WHAT YOU ARE ASKED TO DO
Begin at the first line of the data and copy each line through the one containing "0.0204, 0.0248, 0.0252]", that line included, with no pictures.

────────────────

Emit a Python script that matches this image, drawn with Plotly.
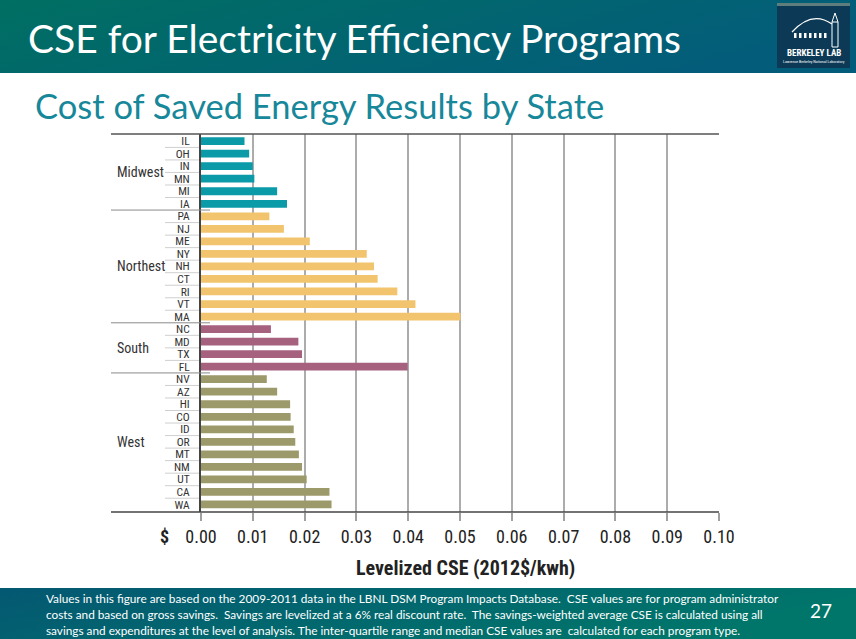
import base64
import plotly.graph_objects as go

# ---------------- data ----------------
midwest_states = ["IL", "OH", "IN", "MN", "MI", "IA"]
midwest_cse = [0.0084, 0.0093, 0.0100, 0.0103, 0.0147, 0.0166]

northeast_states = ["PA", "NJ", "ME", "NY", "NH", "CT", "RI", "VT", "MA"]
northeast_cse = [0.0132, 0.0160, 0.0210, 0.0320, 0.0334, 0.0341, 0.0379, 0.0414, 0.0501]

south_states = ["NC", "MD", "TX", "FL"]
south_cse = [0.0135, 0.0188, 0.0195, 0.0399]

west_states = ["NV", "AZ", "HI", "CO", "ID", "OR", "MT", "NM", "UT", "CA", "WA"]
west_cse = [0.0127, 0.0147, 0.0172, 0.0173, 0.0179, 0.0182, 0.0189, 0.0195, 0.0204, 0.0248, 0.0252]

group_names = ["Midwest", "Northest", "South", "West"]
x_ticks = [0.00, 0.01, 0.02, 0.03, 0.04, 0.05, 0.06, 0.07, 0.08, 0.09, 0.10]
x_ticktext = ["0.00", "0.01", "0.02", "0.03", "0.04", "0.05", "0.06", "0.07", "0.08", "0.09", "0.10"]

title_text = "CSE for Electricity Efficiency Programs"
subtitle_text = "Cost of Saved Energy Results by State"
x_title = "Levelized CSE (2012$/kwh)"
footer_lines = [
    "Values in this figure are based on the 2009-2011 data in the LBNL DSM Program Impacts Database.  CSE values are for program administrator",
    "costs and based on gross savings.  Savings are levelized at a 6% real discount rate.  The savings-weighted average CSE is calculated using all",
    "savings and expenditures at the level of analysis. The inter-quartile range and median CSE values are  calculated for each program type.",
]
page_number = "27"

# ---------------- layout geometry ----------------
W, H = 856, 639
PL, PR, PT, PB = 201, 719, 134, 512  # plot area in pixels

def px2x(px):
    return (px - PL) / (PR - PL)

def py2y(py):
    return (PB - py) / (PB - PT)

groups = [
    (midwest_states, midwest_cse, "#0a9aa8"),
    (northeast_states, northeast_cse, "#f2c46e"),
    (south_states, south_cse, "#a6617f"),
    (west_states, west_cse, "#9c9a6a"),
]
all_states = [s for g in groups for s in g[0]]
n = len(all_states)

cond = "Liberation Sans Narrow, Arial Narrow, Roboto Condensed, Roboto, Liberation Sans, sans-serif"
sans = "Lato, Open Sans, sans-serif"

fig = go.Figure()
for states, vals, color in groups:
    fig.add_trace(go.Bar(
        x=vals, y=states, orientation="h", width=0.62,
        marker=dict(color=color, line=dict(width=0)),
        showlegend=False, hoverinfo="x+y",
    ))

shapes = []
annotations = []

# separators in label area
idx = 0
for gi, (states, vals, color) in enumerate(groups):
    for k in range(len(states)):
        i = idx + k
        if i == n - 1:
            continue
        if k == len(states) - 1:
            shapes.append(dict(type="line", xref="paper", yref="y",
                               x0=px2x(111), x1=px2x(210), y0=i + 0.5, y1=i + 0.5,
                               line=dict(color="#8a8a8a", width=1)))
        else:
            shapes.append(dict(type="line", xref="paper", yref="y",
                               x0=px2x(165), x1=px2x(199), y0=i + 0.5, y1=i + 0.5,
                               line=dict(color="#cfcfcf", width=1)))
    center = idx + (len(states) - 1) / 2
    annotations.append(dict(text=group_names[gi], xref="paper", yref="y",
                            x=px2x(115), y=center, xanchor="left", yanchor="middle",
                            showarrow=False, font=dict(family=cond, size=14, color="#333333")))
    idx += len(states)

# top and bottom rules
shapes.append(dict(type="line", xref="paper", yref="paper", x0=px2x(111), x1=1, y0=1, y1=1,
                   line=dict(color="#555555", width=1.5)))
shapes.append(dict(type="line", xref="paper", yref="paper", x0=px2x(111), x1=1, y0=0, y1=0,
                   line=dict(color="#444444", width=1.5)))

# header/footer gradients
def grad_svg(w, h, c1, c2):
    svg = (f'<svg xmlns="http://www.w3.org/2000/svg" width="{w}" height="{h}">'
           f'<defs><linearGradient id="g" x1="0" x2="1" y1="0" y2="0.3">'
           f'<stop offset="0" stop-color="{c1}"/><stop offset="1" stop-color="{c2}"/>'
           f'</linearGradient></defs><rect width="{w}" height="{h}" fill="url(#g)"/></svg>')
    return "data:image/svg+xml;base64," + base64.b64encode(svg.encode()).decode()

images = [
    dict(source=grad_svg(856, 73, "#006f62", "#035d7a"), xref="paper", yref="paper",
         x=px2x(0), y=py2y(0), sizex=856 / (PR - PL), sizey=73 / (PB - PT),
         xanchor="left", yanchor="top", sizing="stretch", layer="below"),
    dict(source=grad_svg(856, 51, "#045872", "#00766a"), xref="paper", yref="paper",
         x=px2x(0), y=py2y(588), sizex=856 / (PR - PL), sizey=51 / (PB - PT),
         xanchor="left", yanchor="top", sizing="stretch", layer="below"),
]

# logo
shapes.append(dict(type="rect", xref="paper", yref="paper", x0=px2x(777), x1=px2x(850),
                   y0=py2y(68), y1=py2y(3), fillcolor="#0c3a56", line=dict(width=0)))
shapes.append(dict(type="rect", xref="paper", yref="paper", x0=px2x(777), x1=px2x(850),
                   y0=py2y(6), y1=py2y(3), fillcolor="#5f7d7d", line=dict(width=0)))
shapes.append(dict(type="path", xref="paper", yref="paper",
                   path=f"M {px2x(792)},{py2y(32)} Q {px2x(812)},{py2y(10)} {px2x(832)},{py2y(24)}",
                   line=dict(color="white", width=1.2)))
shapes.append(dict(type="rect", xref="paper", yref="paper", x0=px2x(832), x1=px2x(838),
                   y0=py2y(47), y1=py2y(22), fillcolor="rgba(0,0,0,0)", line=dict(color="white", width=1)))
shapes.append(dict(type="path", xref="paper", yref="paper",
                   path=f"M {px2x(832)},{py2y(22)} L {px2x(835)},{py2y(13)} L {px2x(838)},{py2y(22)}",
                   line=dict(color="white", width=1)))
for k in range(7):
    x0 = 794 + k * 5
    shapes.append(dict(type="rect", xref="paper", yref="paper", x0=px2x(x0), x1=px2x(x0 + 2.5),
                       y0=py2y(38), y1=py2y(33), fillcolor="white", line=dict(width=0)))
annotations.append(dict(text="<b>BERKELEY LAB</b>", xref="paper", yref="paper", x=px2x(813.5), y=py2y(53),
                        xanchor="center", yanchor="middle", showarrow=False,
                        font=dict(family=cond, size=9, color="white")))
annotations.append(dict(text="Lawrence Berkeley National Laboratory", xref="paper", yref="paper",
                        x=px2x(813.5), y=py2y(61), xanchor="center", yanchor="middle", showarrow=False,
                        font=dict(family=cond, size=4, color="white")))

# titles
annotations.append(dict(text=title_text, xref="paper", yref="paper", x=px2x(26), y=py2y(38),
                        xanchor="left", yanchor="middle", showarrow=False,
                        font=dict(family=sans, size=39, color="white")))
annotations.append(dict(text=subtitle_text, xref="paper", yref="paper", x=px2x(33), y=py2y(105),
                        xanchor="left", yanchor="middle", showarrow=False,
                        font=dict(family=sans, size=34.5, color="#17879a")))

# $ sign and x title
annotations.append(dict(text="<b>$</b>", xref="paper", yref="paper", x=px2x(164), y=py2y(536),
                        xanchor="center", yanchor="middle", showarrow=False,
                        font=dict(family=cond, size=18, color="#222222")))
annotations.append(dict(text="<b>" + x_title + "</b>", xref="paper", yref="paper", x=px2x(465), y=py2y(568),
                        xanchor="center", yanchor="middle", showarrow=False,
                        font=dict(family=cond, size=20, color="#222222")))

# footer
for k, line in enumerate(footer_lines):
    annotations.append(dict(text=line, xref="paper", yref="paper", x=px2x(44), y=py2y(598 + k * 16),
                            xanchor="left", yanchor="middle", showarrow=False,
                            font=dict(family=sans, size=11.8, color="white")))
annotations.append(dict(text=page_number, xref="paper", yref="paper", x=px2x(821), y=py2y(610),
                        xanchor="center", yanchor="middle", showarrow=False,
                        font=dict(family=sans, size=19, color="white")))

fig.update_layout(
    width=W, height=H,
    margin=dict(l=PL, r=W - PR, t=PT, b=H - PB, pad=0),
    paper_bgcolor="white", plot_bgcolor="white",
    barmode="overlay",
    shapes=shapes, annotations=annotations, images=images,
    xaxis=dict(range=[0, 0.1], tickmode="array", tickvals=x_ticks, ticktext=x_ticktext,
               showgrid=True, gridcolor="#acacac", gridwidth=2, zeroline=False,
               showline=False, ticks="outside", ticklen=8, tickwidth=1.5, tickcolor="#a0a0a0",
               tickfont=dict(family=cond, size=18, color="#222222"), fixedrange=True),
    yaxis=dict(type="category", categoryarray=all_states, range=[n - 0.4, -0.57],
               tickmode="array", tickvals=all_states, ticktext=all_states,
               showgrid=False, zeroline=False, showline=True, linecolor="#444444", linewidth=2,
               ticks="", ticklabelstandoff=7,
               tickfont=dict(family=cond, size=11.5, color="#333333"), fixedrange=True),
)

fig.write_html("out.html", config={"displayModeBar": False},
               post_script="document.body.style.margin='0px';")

────────────────

RESULT FOR THIS TASK
Emit a Python script that matches this image, drawn with Plotly.
import base64
import plotly.graph_objects as go

# ---------------- data ----------------
midwest_states = ["IL", "OH", "IN", "MN", "MI", "IA"]
midwest_cse = [0.0084, 0.0093, 0.0100, 0.0103, 0.0147, 0.0166]

northeast_states = ["PA", "NJ", "ME", "NY", "NH", "CT", "RI", "VT", "MA"]
northeast_cse = [0.0132, 0.0160, 0.0210, 0.0320, 0.0334, 0.0341, 0.0379, 0.0414, 0.0501]

south_states = ["NC", "MD", "TX", "FL"]
south_cse = [0.0135, 0.0188, 0.0195, 0.0399]

west_states = ["NV", "AZ", "HI", "CO", "ID", "OR", "MT", "NM", "UT", "CA", "WA"]
west_cse = [0.0127, 0.0147, 0.0172, 0.0173, 0.0179, 0.0182, 0.0189, 0.0195, 0.0204, 0.0248, 0.0252]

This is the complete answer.